I don't particularly see why anything closer than the goals of that would be particularly desired in a reformed cyclopedia.


----------



## VirginiaHuguenot (Apr 3, 2006)

> _Originally posted by Mike_
> 
> 
> > _Originally posted by VirginiaHuguenot_
> ...



The statement of faith is Reformed in a broad sense. Their writing guide exposes some of the weaknesses in their attempt to set parameters for what is meant by "Reformed." 

Do their 8 principles articulated in their statement faith sum up what is meant by "Reformed" or do they represent a "lowest common denominator" of what "Reformed" means? 

Does "Reformed" include "Baptist," "Anglican" or "Lutheran"? Historically, "Reformed" meant something very different from "Anglican" or "Lutheran" (both of which historically included men like Luther and Ussher who believe in the doctrines of grace). Our Webmaster has written an article showing that "Baptist" is a deviation from "Reformed" (although Bunyan and Spurgeon believed in the doctrines of grace). Theopedia's Why Reformed? section downplays any specifically "Reformed" position on church government, baptism, etc. 
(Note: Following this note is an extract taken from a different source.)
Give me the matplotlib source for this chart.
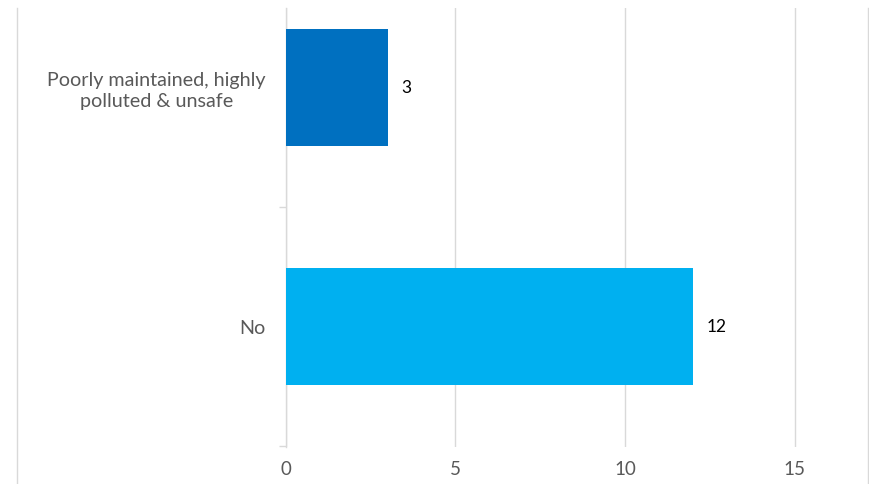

If "Reformed" only has reference to the Apostle's Creed + TULIP, then Theopedia may be said to be "Reformed." If "Reformed" means something more historically or theologically precise than the scope presented by Theopedia, then it is only somewhat "Reformed."

Theopedia does allow non-"Reformed" content to be presented (and critiqued). It can therefore serve to some extent as a platform for non-"Reformed" views. 

I think Theopedia can be a helpful resource, but I think its attempt to define itself as "Reformed" raises more questions than it answers.

[Edited on 4-3-2006 by VirginiaHuguenot]


----------